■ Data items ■
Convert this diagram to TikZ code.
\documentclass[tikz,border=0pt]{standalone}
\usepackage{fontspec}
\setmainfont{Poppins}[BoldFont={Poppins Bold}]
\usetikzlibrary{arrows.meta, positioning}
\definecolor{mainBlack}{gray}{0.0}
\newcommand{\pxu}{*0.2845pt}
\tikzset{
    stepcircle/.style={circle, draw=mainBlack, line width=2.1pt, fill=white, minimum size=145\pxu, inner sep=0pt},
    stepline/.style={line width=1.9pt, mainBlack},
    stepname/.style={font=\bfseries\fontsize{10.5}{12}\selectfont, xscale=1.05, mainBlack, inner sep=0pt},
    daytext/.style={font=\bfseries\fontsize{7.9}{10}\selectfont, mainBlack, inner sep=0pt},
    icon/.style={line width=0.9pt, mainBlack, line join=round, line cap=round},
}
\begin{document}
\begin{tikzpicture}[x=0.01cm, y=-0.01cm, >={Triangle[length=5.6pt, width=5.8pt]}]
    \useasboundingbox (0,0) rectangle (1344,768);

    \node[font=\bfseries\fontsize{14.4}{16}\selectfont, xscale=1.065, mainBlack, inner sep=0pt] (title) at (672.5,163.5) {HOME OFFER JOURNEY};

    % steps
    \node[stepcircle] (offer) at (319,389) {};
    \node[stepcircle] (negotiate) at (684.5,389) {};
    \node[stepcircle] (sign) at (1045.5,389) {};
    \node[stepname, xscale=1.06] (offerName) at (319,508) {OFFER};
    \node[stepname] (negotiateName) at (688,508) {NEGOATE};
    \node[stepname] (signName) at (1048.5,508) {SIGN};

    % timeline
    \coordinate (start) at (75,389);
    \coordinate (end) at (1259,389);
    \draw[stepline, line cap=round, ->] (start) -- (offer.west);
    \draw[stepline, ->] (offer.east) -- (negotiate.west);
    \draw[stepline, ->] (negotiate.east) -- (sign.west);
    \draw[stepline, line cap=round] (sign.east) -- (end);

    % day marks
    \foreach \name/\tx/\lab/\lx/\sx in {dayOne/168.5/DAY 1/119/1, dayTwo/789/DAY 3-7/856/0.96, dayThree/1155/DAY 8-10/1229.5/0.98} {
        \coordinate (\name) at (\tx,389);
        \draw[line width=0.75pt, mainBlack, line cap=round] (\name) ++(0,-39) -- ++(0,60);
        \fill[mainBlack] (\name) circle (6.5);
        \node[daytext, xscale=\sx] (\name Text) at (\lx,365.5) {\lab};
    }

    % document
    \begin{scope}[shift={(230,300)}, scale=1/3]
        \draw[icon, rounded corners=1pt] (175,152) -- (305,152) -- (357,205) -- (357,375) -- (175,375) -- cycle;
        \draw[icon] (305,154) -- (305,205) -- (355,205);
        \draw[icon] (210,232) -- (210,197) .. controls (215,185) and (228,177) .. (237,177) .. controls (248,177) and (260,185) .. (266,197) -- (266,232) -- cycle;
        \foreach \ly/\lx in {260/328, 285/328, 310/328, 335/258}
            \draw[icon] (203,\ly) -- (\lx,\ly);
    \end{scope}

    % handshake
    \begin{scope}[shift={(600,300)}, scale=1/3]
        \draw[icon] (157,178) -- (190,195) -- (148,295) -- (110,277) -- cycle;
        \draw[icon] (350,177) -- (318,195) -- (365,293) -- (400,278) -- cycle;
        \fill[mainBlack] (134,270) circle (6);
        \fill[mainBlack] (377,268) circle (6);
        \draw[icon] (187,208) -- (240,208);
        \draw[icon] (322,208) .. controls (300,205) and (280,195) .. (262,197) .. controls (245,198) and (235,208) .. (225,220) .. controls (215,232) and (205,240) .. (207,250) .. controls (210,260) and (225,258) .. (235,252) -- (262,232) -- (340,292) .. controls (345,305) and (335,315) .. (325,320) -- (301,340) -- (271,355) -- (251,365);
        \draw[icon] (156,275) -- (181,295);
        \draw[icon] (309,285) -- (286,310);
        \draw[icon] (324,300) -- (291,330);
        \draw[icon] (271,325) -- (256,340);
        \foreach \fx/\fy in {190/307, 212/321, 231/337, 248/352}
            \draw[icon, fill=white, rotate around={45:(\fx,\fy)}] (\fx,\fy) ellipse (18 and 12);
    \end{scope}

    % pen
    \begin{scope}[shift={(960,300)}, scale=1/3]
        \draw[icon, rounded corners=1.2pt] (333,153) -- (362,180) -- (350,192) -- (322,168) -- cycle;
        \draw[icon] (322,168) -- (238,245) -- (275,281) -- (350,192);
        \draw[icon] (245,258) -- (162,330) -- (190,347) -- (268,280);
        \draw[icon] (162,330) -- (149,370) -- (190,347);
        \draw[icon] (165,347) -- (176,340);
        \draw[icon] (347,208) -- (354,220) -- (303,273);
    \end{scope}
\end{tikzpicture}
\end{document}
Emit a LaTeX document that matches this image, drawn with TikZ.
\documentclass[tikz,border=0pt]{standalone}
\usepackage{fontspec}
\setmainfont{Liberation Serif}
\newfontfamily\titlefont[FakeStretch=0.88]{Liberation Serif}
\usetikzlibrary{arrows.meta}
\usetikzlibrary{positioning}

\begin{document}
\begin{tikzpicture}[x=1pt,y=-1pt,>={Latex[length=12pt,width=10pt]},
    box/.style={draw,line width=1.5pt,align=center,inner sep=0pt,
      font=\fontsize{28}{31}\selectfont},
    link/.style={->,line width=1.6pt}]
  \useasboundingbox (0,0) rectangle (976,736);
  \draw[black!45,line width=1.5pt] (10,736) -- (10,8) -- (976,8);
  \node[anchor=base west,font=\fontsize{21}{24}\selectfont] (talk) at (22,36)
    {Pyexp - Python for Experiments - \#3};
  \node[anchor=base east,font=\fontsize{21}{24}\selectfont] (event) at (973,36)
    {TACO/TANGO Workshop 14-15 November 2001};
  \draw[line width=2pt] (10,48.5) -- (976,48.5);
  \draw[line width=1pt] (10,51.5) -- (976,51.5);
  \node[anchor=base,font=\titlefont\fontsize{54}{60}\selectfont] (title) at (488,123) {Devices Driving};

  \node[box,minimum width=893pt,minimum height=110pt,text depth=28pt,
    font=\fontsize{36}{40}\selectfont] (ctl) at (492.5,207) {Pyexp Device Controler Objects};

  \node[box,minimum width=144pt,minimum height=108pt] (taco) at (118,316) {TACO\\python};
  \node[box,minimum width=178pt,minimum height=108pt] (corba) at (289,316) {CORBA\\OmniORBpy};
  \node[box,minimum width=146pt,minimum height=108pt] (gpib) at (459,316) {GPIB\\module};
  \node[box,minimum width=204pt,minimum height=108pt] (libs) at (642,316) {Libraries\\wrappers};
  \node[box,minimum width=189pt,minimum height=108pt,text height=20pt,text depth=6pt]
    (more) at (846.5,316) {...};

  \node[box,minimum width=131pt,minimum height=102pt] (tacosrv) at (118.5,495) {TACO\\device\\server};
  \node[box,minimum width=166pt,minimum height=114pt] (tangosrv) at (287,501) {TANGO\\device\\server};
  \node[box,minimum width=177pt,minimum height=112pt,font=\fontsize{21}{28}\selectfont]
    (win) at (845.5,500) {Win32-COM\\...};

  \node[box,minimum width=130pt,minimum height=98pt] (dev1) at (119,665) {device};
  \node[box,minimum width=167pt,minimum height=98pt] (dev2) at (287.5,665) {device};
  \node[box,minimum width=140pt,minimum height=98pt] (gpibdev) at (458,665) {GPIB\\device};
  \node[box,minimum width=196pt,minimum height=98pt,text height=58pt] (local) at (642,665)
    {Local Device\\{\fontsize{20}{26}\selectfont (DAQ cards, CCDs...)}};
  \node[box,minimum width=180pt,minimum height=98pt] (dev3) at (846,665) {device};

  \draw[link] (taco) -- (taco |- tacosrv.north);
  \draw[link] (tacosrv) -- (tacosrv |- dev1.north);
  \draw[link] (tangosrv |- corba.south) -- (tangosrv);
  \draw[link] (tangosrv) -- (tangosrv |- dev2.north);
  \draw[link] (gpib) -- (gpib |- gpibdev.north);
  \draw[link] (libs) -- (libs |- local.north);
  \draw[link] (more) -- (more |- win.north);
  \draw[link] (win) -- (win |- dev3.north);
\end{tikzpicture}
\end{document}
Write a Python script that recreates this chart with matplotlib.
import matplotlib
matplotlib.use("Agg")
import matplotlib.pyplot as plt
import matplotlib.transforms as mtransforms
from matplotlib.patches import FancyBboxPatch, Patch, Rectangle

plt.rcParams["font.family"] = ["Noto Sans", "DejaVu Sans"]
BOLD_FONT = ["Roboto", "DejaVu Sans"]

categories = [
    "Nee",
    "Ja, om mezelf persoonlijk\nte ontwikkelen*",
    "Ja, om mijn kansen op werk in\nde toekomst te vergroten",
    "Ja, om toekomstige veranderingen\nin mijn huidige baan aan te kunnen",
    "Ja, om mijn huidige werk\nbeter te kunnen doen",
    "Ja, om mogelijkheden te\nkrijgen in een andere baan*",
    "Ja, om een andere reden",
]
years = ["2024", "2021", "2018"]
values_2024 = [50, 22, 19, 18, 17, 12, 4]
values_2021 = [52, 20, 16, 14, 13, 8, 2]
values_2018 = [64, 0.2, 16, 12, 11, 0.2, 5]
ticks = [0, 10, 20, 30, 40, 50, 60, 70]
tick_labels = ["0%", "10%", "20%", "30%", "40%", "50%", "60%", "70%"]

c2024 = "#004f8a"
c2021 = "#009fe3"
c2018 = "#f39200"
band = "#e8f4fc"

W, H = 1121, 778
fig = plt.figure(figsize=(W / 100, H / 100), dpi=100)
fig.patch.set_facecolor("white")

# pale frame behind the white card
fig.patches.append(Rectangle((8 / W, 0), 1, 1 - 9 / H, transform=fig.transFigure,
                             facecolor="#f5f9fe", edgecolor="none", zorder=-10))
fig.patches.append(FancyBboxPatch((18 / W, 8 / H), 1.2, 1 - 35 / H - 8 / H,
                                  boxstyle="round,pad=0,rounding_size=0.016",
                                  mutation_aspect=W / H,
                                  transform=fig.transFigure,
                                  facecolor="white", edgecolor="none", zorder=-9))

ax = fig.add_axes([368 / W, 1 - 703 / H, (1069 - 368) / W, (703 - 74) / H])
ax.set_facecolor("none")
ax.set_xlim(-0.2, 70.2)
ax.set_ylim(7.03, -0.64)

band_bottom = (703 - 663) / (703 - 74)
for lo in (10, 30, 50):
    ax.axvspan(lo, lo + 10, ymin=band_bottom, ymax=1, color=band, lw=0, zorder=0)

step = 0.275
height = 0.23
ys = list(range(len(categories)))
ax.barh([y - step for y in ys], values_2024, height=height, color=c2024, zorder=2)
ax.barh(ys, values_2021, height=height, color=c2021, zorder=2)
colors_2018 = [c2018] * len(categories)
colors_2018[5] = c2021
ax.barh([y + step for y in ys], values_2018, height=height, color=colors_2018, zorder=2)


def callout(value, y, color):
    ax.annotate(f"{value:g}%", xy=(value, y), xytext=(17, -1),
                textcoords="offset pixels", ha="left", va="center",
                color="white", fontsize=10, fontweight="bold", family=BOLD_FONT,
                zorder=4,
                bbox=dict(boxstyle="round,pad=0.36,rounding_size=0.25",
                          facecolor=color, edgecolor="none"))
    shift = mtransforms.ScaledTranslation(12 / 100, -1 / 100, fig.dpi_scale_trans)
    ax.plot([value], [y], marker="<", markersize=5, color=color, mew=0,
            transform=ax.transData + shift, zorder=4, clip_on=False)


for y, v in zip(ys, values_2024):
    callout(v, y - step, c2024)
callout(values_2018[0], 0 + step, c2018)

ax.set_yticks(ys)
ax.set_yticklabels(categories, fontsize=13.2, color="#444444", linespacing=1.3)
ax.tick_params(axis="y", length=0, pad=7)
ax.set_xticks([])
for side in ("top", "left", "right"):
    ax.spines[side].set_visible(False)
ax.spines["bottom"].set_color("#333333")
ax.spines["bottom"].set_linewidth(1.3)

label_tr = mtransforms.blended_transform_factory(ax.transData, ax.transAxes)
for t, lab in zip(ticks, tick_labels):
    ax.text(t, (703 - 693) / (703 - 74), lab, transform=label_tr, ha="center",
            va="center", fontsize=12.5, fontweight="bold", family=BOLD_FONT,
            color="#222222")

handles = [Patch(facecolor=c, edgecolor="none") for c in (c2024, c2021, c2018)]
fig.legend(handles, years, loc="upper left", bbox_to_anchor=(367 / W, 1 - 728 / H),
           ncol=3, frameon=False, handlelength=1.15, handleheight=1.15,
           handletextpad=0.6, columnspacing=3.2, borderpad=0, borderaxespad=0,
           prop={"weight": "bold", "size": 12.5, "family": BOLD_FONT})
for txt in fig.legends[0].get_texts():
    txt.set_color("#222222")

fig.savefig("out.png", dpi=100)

■ Given instruction ■
Each line from the one holding "Write a Python" to the one holding "from matplotlib.patches import", those two included, is to be transcribed exactly, and no other line.

■ Task response ■
Write a Python script that recreates this chart with matplotlib.
import matplotlib
matplotlib.use("Agg")
import matplotlib.pyplot as plt
import matplotlib.transforms as mtransforms
from matplotlib.patches import FancyBboxPatch, Patch, Rectangle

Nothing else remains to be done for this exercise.